Evidence-based Evaluation and Management of Anorectal Disease
16 February 2016 (online)
At least once a week, I have a patient in my clinic who asks me, “Why would you ever choose this field of work?” It typically occurs after an anorectal exam that they found particularly unsettling or embarrassing. Over the years, we have all come up with witty responses to this question, and I will spare the readers from my own retort, as I am sure your jokes are better than mine.
It is true that anorectal surgery is relatively unglamorous, and perhaps when some colon and rectal surgeons measure their worth, they focus on the complex laparoscopic and robotic cases, and the lives saved from colorectal cancer, rather than the abscesses, fistulas, and condylomata that frequent our clinics. However, our expertise in anorectal surgery is what truly separates us as colorectal subspecialists, and it is important that we maintain a strong focus in this area.
The goal of this volume is to summarize the up-to-date, evidence-based approach to common anorectal disorders, including controversies and areas of ongoing research. The authors have done a remarkable job of comprehensively reviewing the literature on their chosen topic, leaving no stone unturned, and acting as great ambassadors to our profession that is not satisfied with cookbook medicine.

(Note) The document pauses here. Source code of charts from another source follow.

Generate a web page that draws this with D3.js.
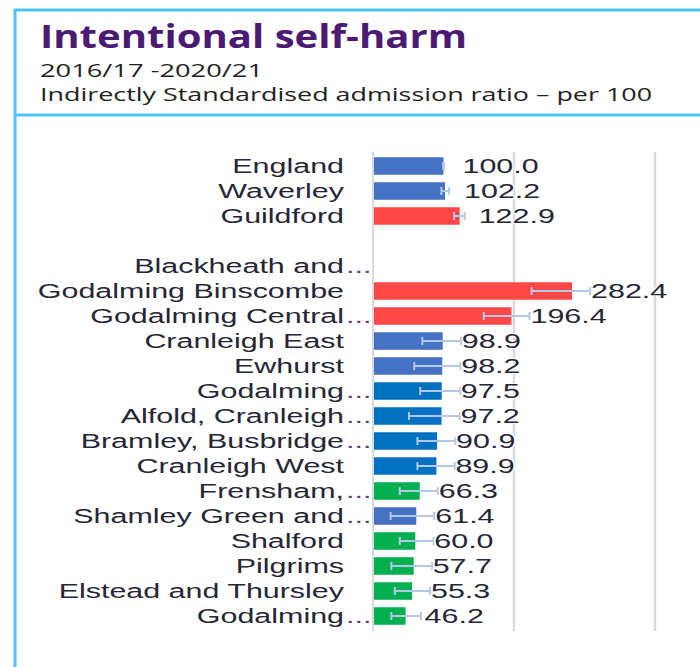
<!DOCTYPE html>
<html>
<head>
<meta charset="utf-8">
<script src="https://cdn.jsdelivr.net/npm/d3@7"></script>
<style>
    body {
        margin: 0;
        background: white;
    }
    .name, .val {
        font-family: "Liberation Sans", Arial, sans-serif;
        font-size: 21px;
        fill: #262636;
    }
    .head {
        font-family: "Open Sans", "Noto Sans", sans-serif;
    }
</style>
</head>
<body>
<script>

var width = 700,
    height = 667;

// areas, "" is the gap row between the comparators and the wards
var areas = ["England", "Waverley", "Guildford", "",
    "Blackheath and…", "Godalming Binscombe", "Godalming Central…", "Cranleigh East",
    "Ewhurst", "Godalming…", "Alfold, Cranleigh…", "Bramley, Busbridge…",
    "Cranleigh West", "Frensham,…", "Shamley Green and…", "Shalford",
    "Pilgrims", "Elstead and Thursley", "Godalming…"];
var ratio = [100.0, 102.2, 122.9, null,
    null, 282.4, 196.4, 98.9, 98.2, 97.5, 97.2, 90.9,
    89.9, 66.3, 61.4, 60.0, 57.7, 55.3, 46.2];
var lowerCI = [99.5, 97, 115, null,
    null, 225, 157, 70, 58.5, 67, 51, 63,
    63, 38, 25, 38, 26, 31, 26];
var upperCI = [100.5, 108, 130, null,
    null, 308, 222, 125, 124, 124, 123, 117,
    116, 92, 87, 86, 84, 81, 68];
// significance group of each bar
var sigGroup = ["eng", "eng", "higher", "",
    "", "higher", "higher", "eng", "eng", "similar", "similar", "similar",
    "similar", "lower", "eng", "lower", "lower", "lower", "lower"];
var gridTicks = [0, 200, 400];

var color = d3.scaleOrdinal()
    .domain(["eng", "higher", "similar", "lower"])
    .range(["#4472C4", "#FF4747", "#0070C0", "#00B050"]);

var svg = d3.select("body").append("svg")
    .attr("width", width)
    .attr("height", height);

// frame lines
var frame = "#4FC3F7";
svg.append("line").attr("x1", 14).attr("x2", width).attr("y1", 10).attr("y2", 10)
    .style("stroke", frame).style("stroke-width", 3);
svg.append("line").attr("x1", 14).attr("x2", width).attr("y1", 115).attr("y2", 115)
    .style("stroke", frame).style("stroke-width", 3);
svg.append("line").attr("x1", 15).attr("x2", 15).attr("y1", 9).attr("y2", height)
    .style("stroke", frame).style("stroke-width", 3);

// header
svg.append("text").attr("class", "head")
    .attr("x", 40).attr("y", 48)
    .attr("textLength", 427).attr("lengthAdjust", "spacingAndGlyphs")
    .style("font-size", "32px").style("font-weight", "bold").style("fill", "#4B1A72")
    .text("Intentional self-harm");
svg.append("text").attr("class", "head")
    .attr("x", 40).attr("y", 77)
    .attr("textLength", 223).attr("lengthAdjust", "spacingAndGlyphs")
    .style("font-size", "18px").style("fill", "#222")
    .text("2016/17 -2020/21");
svg.append("text").attr("class", "head")
    .attr("x", 40).attr("y", 101)
    .attr("textLength", 612).attr("lengthAdjust", "spacingAndGlyphs")
    .style("font-size", "18px").style("fill", "#222")
    .text("Indirectly Standardised admission ratio – per 100");

var x = d3.scaleLinear()
    .domain([0, 400])
    .range([373, 655]);

var y = d3.scaleBand()
    .domain(d3.range(areas.length))
    .range([153.5, 628.5])
    .paddingInner(0.3)
    .paddingOuter(0.15);

// gridlines
svg.selectAll("line.grid")
    .data(gridTicks)
    .enter().append("line")
    .attr("class", "grid")
    .attr("x1", function(d) { return x(d); })
    .attr("x2", function(d) { return x(d); })
    .attr("y1", 152)
    .attr("y2", 631)
    .style("stroke", "#d9d9d9")
    .style("stroke-width", function(d) { return d == 0 ? 2 : 2.5; });

var rows = d3.range(areas.length).filter(function(i) { return ratio[i] != null; });

svg.selectAll("rect.bar")
    .data(rows)
    .enter().append("rect")
    .attr("class", "bar")
    .attr("x", x(0) + 1)
    .attr("y", function(i) { return y(i); })
    .attr("width", function(i) { return x(ratio[i]) - x(0) - 1; })
    .attr("height", y.bandwidth())
    .style("fill", function(i) { return color(sigGroup[i]); });

// confidence intervals
var err = svg.selectAll("g.err")
    .data(rows)
    .enter().append("g")
    .attr("class", "err")
    .style("stroke", "#B4C7E7")
    .style("stroke-width", 2);
err.append("line")
    .attr("x1", function(i) { return x(lowerCI[i]); })
    .attr("x2", function(i) { return x(upperCI[i]); })
    .attr("y1", function(i) { return y(i) + y.bandwidth() / 2; })
    .attr("y2", function(i) { return y(i) + y.bandwidth() / 2; });
err.selectAll("line.cap")
    .data(function(i) { return [[lowerCI[i], i], [upperCI[i], i]]; })
    .enter().append("line")
    .attr("class", "cap")
    .attr("x1", function(d) { return x(d[0]); })
    .attr("x2", function(d) { return x(d[0]); })
    .attr("y1", function(d) { return y(d[1]) + y.bandwidth() / 2 - 4; })
    .attr("y2", function(d) { return y(d[1]) + y.bandwidth() / 2 + 4; });

// value labels
svg.selectAll("text.val")
    .data(rows)
    .enter().append("text")
    .attr("class", "val")
    .attr("transform", function(i) {
        return "translate(" + (x(ratio[i]) + 19) + "," + (y(i) + y.bandwidth() / 2 + 7) + ") scale(1.45,1)";
    })
    .style("stroke", "white")
    .style("stroke-width", 2)
    .style("paint-order", "stroke")
    .text(function(i) { return ratio[i].toFixed(1); });

// area names, truncated ones get their dots after the right edge
var names = svg.selectAll("g.name")
    .data(d3.range(areas.length).filter(function(i) { return areas[i] != ""; }))
    .enter().append("g")
    .attr("transform", function(i) { return "translate(0," + (y(i) + y.bandwidth() / 2 + 7) + ")"; });
names.append("text")
    .attr("class", "name")
    .attr("text-anchor", "end")
    .attr("transform", "translate(344,0) scale(1.45,1)")
    .text(function(i) { return areas[i].replace("…", ""); });
names.filter(function(i) { return areas[i].slice(-1) == "…"; })
    .append("text")
    .attr("class", "name")
    .attr("transform", "translate(346,0) scale(1.45,1)")
    .style("fill", "#5a3a7a")
    .text("...");

</script>
</body>
</html>
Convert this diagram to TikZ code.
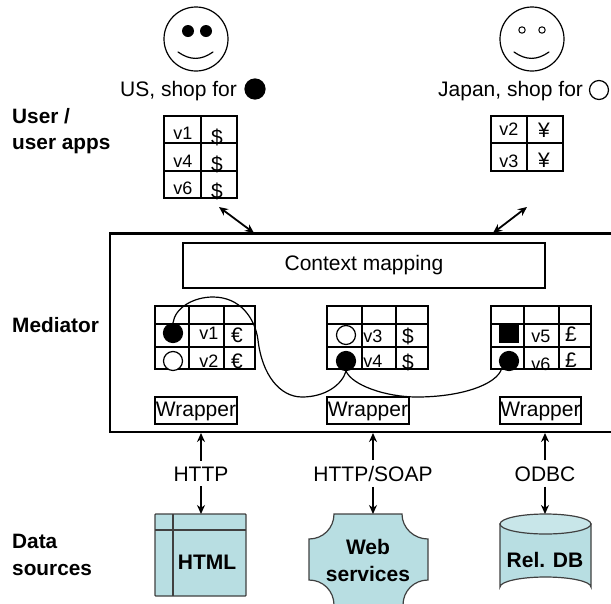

I would like to thank all the authors for their time and their expertise. Their work was thorough and thought-provoking, and I am happy to call them friends and colleagues. I would also like to especially thank Dr. Scott Steele for inviting me to be a guest editor for this volume. While his motivation and productivity are certainly unparalleled, I have been most impressed by his advocacy for others. What makes him truly unique is his tireless commitment to helping other surgeons succeed through support and mentorship.